While every patent applied for by our clients is solely assigned to them, many of our team members get the thrill of being listed as inventors (an inventor is “the person, or persons in United States patent law, who contribute to the claims of a patentable invention”). It is thrilling to see your name on a patent and really does create a historical record of your career as a product developer.
But my one-sided, ego-driven view of patent protection has morphed over the last couple of years when I had to consider what level of protection was practical for a product I was selling. There were a couple key characteristics of the product:
- It was easy to copy both domestically and internationally.
- It was trendy and may not have much market value in three or so years.
These characteristics were at odds with each other. The first characteristic would suggest needing strong copyright and patent protection. In this case, the copyright was difficult to get and any simple changes to the product made it possible to get around the copyright. A design patent would be similarly weak. A utility patent was possible and we considered it seriously and in the end determined that it would be a waste of time and money for a few reasons:
- The likelihood of getting a utility patent was low as we would have a hard time proving our claims were “non-obvious.”

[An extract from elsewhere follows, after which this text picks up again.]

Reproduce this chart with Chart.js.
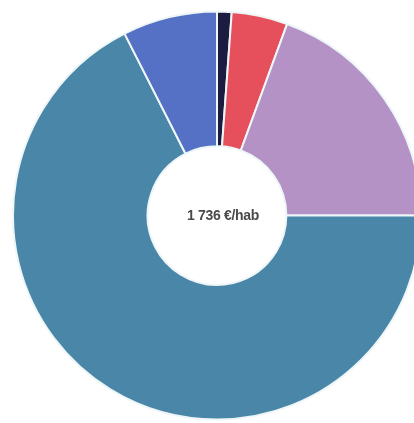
<!DOCTYPE html>
<html>
<head>
<meta charset="utf-8">
<script src="https://cdn.jsdelivr.net/npm/chart.js@4/dist/chart.umd.min.js"></script>
<style>
    html, body { margin: 0; padding: 0; background: #ffffff; overflow: hidden; width: 414px; height: 423px; }
    #wrap { position: absolute; left: 12px; top: 10px; width: 410px; height: 411px; }
    #centre { position: absolute; left: 12px; top: 10px; width: 410px; height: 410px;
        display: flex; align-items: center; justify-content: center; pointer-events: none;
        font-family: "Liberation Sans", Arial, sans-serif; font-weight: bold; font-size: 14px;
        letter-spacing: -0.3px; color: #4a4a4a; padding-left: 12px; box-sizing: border-box; }
</style>
</head>
<body>
<div id="wrap"><canvas id="grafico-depenses"></canvas></div>
<div id="centre">1 736 €/hab</div>
<script>
// Données (€/hab)
const categories = ['Poste 1', 'Poste 2', 'Poste 3', 'Poste 4', 'Poste 5'];
const valeurs = [20, 77, 337, 1172, 130];
const couleurs = ['#1c1c40', '#e5505c', '#b492c6', '#4a86a8', '#5571c6'];

const ctx = document.getElementById('grafico-depenses').getContext('2d');

// Créer le graphique
window.graficoDepenses = new Chart(ctx, {
    type: 'doughnut',
    data: {
        labels: categories,
        datasets: [{
            data: valeurs,
            backgroundColor: couleurs,
            borderColor: '#eef6f7',
            borderWidth: 2
        }]
    },
    options: {
        responsive: true,
        maintainAspectRatio: false,
        animation: false,
        cutout: '34%',
        layout: { padding: 0 },
        plugins: {
            legend: { display: false },
            tooltip: { enabled: false }
        }
    }
});
</script>
</body>
</html>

- If we did succeed, it may take three years to have the patent issued. At that point, the market may not exist and anyone that did infringe would already have made their money. Obviously, we had the option to wait to sell our idea until the patent was issued, but at that point, there probably would be no money to be made.
- We didn’t have the stomach or the resources to aggressively defend the patent.
So we decided our best approach was to design the best product we could, market it aggressively and do our best to beat the copycats in the market.
The Wright Brothers focused almost all of their efforts on patent protection and almost no time working on improving their airplanes.